Stanford researchers have moved one step closer to the development of cellular vaccines by demonstrating how a mouse can be engineered to glow.
No, it’s not a deleted scene from The Island of Dr. Moreau; scientists at Stanford University really have come up with a way to make mice glow in the dark by producing firefly proteins. And it could just turn out to be a major advance in the development of future designer vaccines or even cancer therapies.
The research was described in a recent paper published in the journal Proceedings of the National Academy of Sciences.
“This study demonstrated for the first time that we can deliver messenger RNA (mRNA) to cells in a dish, or to cells in organs of living animals,” Professor Christopher Contag, one of the co-authors, told Digital Trends. “mRNA is the intermediate between the genome and functional proteins.

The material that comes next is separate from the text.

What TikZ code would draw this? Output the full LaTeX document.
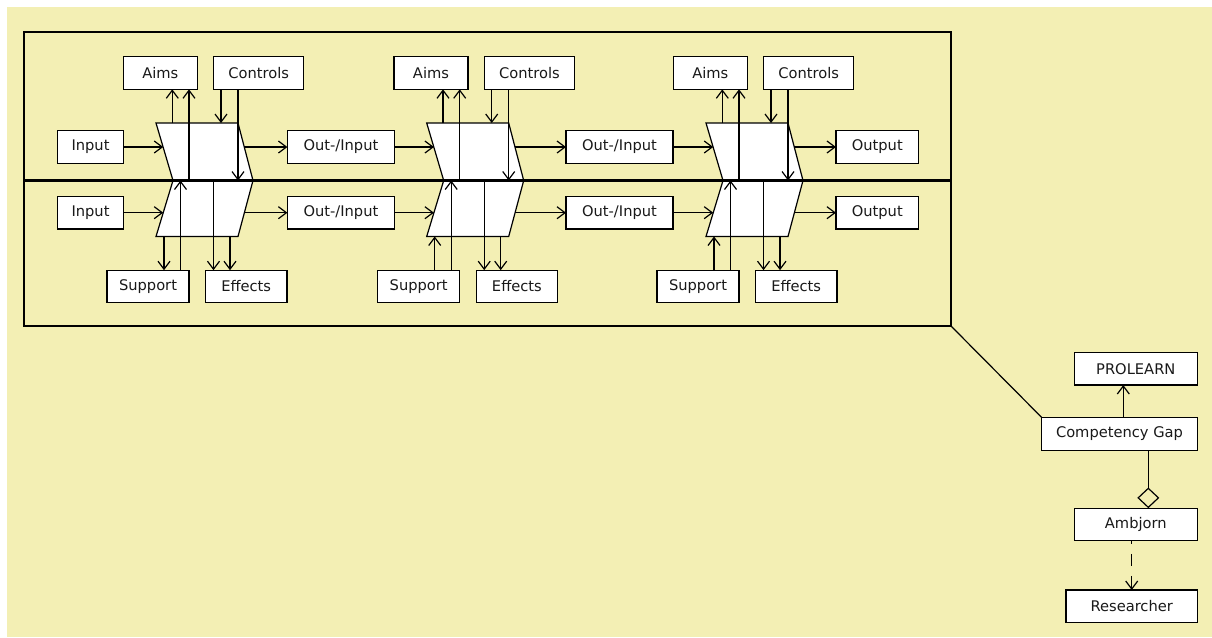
\documentclass[tikz,border=0pt]{standalone}
\usepackage{fontspec}
\setmainfont{DejaVu Sans}
\usetikzlibrary{arrows.meta}
\definecolor{bg}{RGB}{243,239,180}
\definecolor{txt}{RGB}{25,25,25}
\begin{document}
\begin{tikzpicture}[x=0.75pt,y=-0.75pt,
  box/.style={draw=black, fill=white, line width=0.9pt, inner sep=0pt, outer sep=0pt,
    minimum height=24.5pt, font=\fontsize{11}{13}\selectfont, text=txt},
  arr/.style={line width=0.9pt, -{Straight Barb[length=6pt,width=9pt,line width=0.9pt]}},
  ln/.style={line width=0.9pt},
  chev/.style={draw=black, fill=white, line width=0.9pt, line join=miter}]
\useasboundingbox (0,0) rectangle (1212,637);
\fill[bg] (7,7) rectangle (1212,637);

% frame
\node[draw=black, line width=1.4pt, inner sep=0pt, outer sep=0pt,
  minimum width=927*0.75pt, minimum height=294*0.75pt] (frame) at (487.5,179) {};
\coordinate (midy) at (0,180.5);

% row boxes
\node[box, minimum width=65.6*0.75pt] (in1) at (90.5,147) {Input};
\node[box, minimum width=65.6*0.75pt] (in2) at (90.5,212.7) {Input};
\node[box, minimum width=107*0.75pt] (oi1) at (340.9,147) {Out-/Input};
\node[box, minimum width=107*0.75pt] (oi2) at (340.9,212.7) {Out-/Input};
\node[box, minimum width=107*0.75pt] (oi3) at (619.5,147) {Out-/Input};
\node[box, minimum width=107*0.75pt] (oi4) at (619.5,212.7) {Out-/Input};
\node[box, minimum width=82.7*0.75pt] (out1) at (877.3,147) {Output};
\node[box, minimum width=82.7*0.75pt] (out2) at (877.3,212.7) {Output};

\foreach \m/\X in {1/156,2/426.7,3/706}{
  \coordinate (m\m-tl) at (\X,123);
  \coordinate (m\m-tr) at (\X+82,123);
  \coordinate (m\m-r) at (\X+97,180.5);
  \coordinate (m\m-br) at (\X+82,236.5);
  \coordinate (m\m-bl) at (\X,236.5);
  \coordinate (m\m-l) at (\X+17,180.5);
  \coordinate (m\m-it) at (\X+7.2,147);
  \coordinate (m\m-ib) at (\X+7.2,212.7);
  \coordinate (m\m-ot) at (\X+88.3,147);
  \coordinate (m\m-ob) at (\X+88.3,212.7);
  \coordinate (m\m-a1) at (\X+16.3,123);
  \coordinate (m\m-a2) at (\X+33,180.5);
  \coordinate (m\m-c1) at (\X+65,123);
  \coordinate (m\m-c2) at (\X+82,180.5);
  \coordinate (m\m-s1) at (\X+8,236.5);
  \coordinate (m\m-s2) at (\X+24.5,180.5);
  \coordinate (m\m-e1) at (\X+57.5,180.5);
  \coordinate (m\m-e2) at (\X+74,236.5);
  \node[box, minimum width=74*0.75pt] (aims\m) at (\X+4.3,73) {Aims};
  \node[box, minimum width=90*0.75pt] (ctrl\m) at (\X+102.7,73) {Controls};
  \node[box, minimum width=82*0.75pt] (sup\m) at (\X-8,286.5) {Support};
  \node[box, minimum width=81.5*0.75pt] (eff\m) at (\X+90.2,286.5) {Effects};
  \draw[chev] (m\m-tl) -- (m\m-tr) -- (m\m-r) -- (m\m-br) -- (m\m-bl) -- (m\m-l) -- cycle;
  \draw[arr] (m\m-a1) -- (m\m-a1 |- aims\m.south);
  \draw[arr] (m\m-a2) -- (m\m-a2 |- aims\m.south);
  \draw[arr] (m\m-c1 |- ctrl\m.south) -- (m\m-c1);
  \draw[arr] (m\m-c2 |- ctrl\m.south) -- (m\m-c2);
  \ifnum\m=1
    \draw[arr] (m\m-s1) -- (m\m-s1 |- sup\m.north);
  \else
    \draw[arr] (m\m-s1 |- sup\m.north) -- (m\m-s1);
  \fi
  \draw[arr] (m\m-s2 |- sup\m.north) -- (m\m-s2);
  \draw[arr] (m\m-e1) -- (m\m-e1 |- eff\m.north);
  \draw[arr] (m\m-e2) -- (m\m-e2 |- eff\m.north);
}

% midline
\draw[line width=2pt] (frame.west |- midy) -- (frame.east |- midy);

% horizontal flow
\draw[arr] (in1.east) -- (m1-it);
\draw[arr] (in2.east) -- (m1-ib);
\draw[arr] (m1-ot) -- (oi1.west);
\draw[arr] (m1-ob) -- (oi2.west);
\draw[arr] (oi1.east) -- (m2-it);
\draw[arr] (oi2.east) -- (m2-ib);
\draw[arr] (m2-ot) -- (oi3.west);
\draw[arr] (m2-ob) -- (oi4.west);
\draw[arr] (oi3.east) -- (m3-it);
\draw[arr] (oi4.east) -- (m3-ib);
\draw[arr] (m3-ot) -- (out1.west);
\draw[arr] (m3-ob) -- (out2.west);

% right side
\node[box, minimum width=123*0.75pt] (prolearn) at (1135.8,368.7) {PROLEARN};
\node[box, minimum width=155.6*0.75pt] (gap) at (1119.5,433.8) {Competency Gap};
\node[box, minimum width=123*0.75pt] (amb) at (1135.8,524.5) {Ambjorn};
\node[box, minimum width=131.3*0.75pt] (res) at (1131.7,606.3) {Researcher};
\coordinate (gx1) at (1123.3,0);
\coordinate (gx2) at (1148.3,0);
\coordinate (ax1) at (1131.7,0);
\draw[ln] (frame.south east) -- (gap.north west);
\draw[arr] (gap.north -| gx1) -- (prolearn.south -| gx1);
\draw[line width=0.9pt, -{Diamond[open, length=15.5pt, width=16.5pt, line width=0.9pt]}]
  (gap.south -| gx2) -- (amb.north -| gx2);
\draw[arr, dash pattern=on 9pt off 7.5pt, dash phase=6.75pt] (amb.south -| ax1) -- (res.north -| ax1);
\end{tikzpicture}
\end{document}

Prior to this work there has not been an effective way to transfer synthetic mRNA into cells in a way that the cell can turn it into protein. This opens up an entirely new way to have cells express proteins that can treat a myriad of diseases.”
The work represents a significant advance in the ability of scientists to send mRNA through a cell membrane: something which poses a challenge due to the fact that mRNA is negatively charged, and therefore cannot easily sneak through a positively charged cell membrane.
To get around this, the scientists involved with this research came up with a positively charged delivery method. Once inside the cell, the mRNA then detaches from its transporter compound to manufacture proteins without any problems.
The reason for the mouse experiment was all about quickly demonstrating that the efforts had been a success.
“We needed a way of getting a readout to show that the material had made it to its destination as intended,” Professor Paul Wender, another co-author, told Digital Trends “What we did was to use mRNA that codes for an optical readout, meaning one that we could see. In this case that meant light coming out of a cell. It’s the fastest way of discovering whether you have succeeded in getting something into a cell, by getting it to shoot photons back at you.”
Not only did the mammalian cell successfully generate an insect protein in a way that was biologically active, but it also did so without the mouse suffering any ill effects — or even seemingly noticing anything was different.
“It was a temporary effect,” Wender said. “The protein production maximized after a few hours, and it plays out anywhere from 24-48 hours. For many therapeutic opportunities, this is exactly what you want. For example, if you or I were to have a headache that requires aspirin, it’s good that it only acts for 8-12 hours. If you were constantly under the influence of aspirin, there would be other undesirable consequences.”
He did, however, note that it could also prove possible to produce longer-lasting, persistent effects by going into the genome and altering DNA on a fundamental level.
It’s still early days for this research, but the possibility of mRNA transmission opens up some enormously exciting, life-altering possibilities in the years to come. And, when you’re talking about reprogramming cells, we mean “life-altering” in the literal sense.